During the Soviet Union the Georgian town of Tskaltubo was a popular holiday and health treatment destination. From the 1960s to 1980s, Tskaltubo would receive over 100,000 visitors per year from around the USSR.

Visitors came to revitalize in “sanatoriums,” bathing in radon-carbonate mineral spring water that they believed had healing properties. Twenty-two of these structures were created, built in architectural styles from Soviet-classicism to modernism. When the Soviet Union fell in 1991, the grandiose sanatorium complexes of Tsklatubo were abandoned. Many buildings were hastily deserted as if frozen in time from one day to the next.

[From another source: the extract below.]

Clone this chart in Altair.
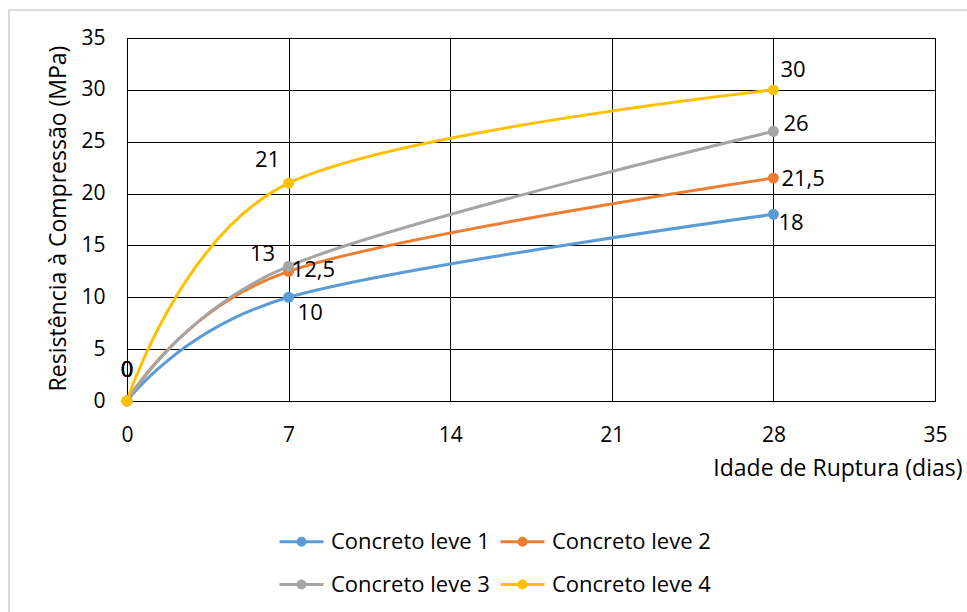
import altair as alt
import pandas as pd

# Compressive strength of four lightweight concretes vs. curing age
days = [0, 7, 28]
series_names = ["Concreto leve 1", "Concreto leve 2", "Concreto leve 3", "Concreto leve 4"]
strength_1 = [0, 10, 18]
strength_2 = [0, 12.5, 21.5]
strength_3 = [0, 13, 26]
strength_4 = [0, 21, 30]
series_values = [strength_1, strength_2, strength_3, strength_4]
palette = ["#5B9BD5", "#ED7D31", "#A5A5A5", "#FFC000"]

x_ticks = [0, 7, 14, 21, 28, 35]
y_ticks = [0, 5, 10, 15, 20, 25, 30, 35]

rows = []
for order, (name, vals) in enumerate(zip(series_names, series_values)):
    for d, v in zip(days, vals):
        label = (f"{v:g}").replace(".", ",")
        rows.append({"serie": name, "ordem": order, "dia": d, "mpa": v, "rotulo": label})
df = pd.DataFrame(rows)

FONT = "Open Sans"
TICK_SIZE = 21
TEXT_SIZE = 22
W, H = 808, 363

x_enc = alt.X("dia:Q", scale=alt.Scale(domain=[0, 35], nice=False),
              axis=alt.Axis(values=x_ticks, title="Idade de Ruptura (dias)", grid=True,
                            gridColor="black", gridWidth=1, gridOpacity=1,
                            domainColor="black", ticks=False, labelPadding=23, labelFlush=False,
                            labelFontSize=TICK_SIZE, labelFont=FONT, labelColor="black",
                            titleFont=FONT, titleFontSize=23, titleFontWeight="normal",
                            titleColor="black", titleX=835, titleY=74, titleAlign="right",
                            titleBaseline="alphabetic"))
y_enc = alt.Y("mpa:Q", scale=alt.Scale(domain=[0, 35], nice=False),
              axis=alt.Axis(values=y_ticks, title="Resistência à Compressão (MPa)", grid=True,
                            gridColor="black", gridWidth=1, gridOpacity=1,
                            domainColor="black", ticks=False, labelPadding=22, labelFlush=False,
                            labelFontSize=TICK_SIZE, labelFont=FONT, labelColor="black",
                            titleFont=FONT, titleFontSize=23, titleFontWeight="normal",
                            titleColor="black", titleX=-69, titleY=180, titleAngle=-90,
                            titleAlign="center", titleBaseline="middle"))

color_scale = alt.Scale(domain=series_names, range=palette)

# Legend glyph: a short line with a dot in the middle
legend_glyph = ("M-2.2,0L2.2,0"
                "M-0.35,0A0.35,0.35 0 1,0 0.35,0A0.35,0.35 0 1,0 -0.35,0"
                "M-0.15,0A0.15,0.15 0 1,0 0.15,0A0.15,0.15 0 1,0 -0.15,0")

lines = alt.Chart(df).mark_line(interpolate="cardinal", strokeWidth=3).encode(
    x=x_enc, y=y_enc,
    color=alt.Color("serie:N", scale=color_scale,
                    legend=alt.Legend(title=None, orient="none", legendX=151, legendY=492,
                                      direction="horizontal", columns=2,
                                      symbolType=legend_glyph, symbolSize=400,
                                      symbolStrokeWidth=3, symbolOffset=12, labelOffset=18,
                                      labelFont=FONT, labelFontSize=TEXT_SIZE, labelColor="black",
                                      labelLimit=300, columnPadding=4, rowPadding=20)),
    order="ordem:Q",
)

points = alt.Chart(df).mark_circle(size=120, opacity=1).encode(
    x="dia:Q", y="mpa:Q",
    color=alt.Color("serie:N", scale=color_scale, legend=None),
)

# Data label placement (pixel nudges per point)
label_nudge = {
    ("Concreto leve 1", 0): (0, -31, "center"),
    ("Concreto leve 2", 0): (0, -31, "center"),
    ("Concreto leve 3", 0): (0, -31, "center"),
    ("Concreto leve 4", 0): (0, -31, "center"),
    ("Concreto leve 1", 7): (9, 16, "left"),
    ("Concreto leve 2", 7): (3, -1, "left"),
    ("Concreto leve 3", 7): (-26, -12, "center"),
    ("Concreto leve 4", 7): (-21, -23, "center"),
    ("Concreto leve 1", 28): (5, 9, "left"),
    ("Concreto leve 2", 28): (8, 1, "left"),
    ("Concreto leve 3", 28): (10, -7, "left"),
    ("Concreto leve 4", 28): (7, -20, "left"),
}

label_layers = []
for (name, d), (dx, dy, align) in label_nudge.items():
    label_layers.append(
        alt.Chart(df).transform_filter(
            (alt.datum.serie == name) & (alt.datum.dia == d)
        ).mark_text(dx=dx, dy=dy, align=align, baseline="middle", font=FONT,
                    fontSize=TEXT_SIZE, color="black").encode(x="dia:Q", y="mpa:Q", text="rotulo:N")
    )

frame = alt.Chart(alt.Data(values=[{}])).mark_rect(
    filled=False, stroke="#D9D9D9", strokeWidth=2
).encode(x=alt.value(-118), x2=alt.value(850), y=alt.value(-28), y2=alt.value(590))

chart = alt.layer(frame, lines, points, *label_layers).properties(
    width=W, height=H,
    autosize=alt.AutoSizeParams(type="none"),
    padding={"left": 127, "top": 38, "right": 32, "bottom": 211},
    background="white",
).configure_view(stroke="black", strokeWidth=1)

chart.save("out.html", embed_options={"renderer": "svg", "actions": False})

In 1992, a separatist conflict erupted in Abkhazia, a region several hundred kilometers north from Tskaltubo. Forced to leave their homes and villages, the thousands of ethnic Georgians who fled Abkhazia were offered temporary shelter in the abandoned sanatorium complexes of Tskaltubo.

Almost 30 years later, hundreds of the same internationally displaced people and their extended families remain—living within these crumbling relics of the former Soviet Union. Fresh water and electricity is scarce, and the buildings are quickly falling into irreparable ruin. The floors have been ripped up for firewood, and the metal salvaged as scrap.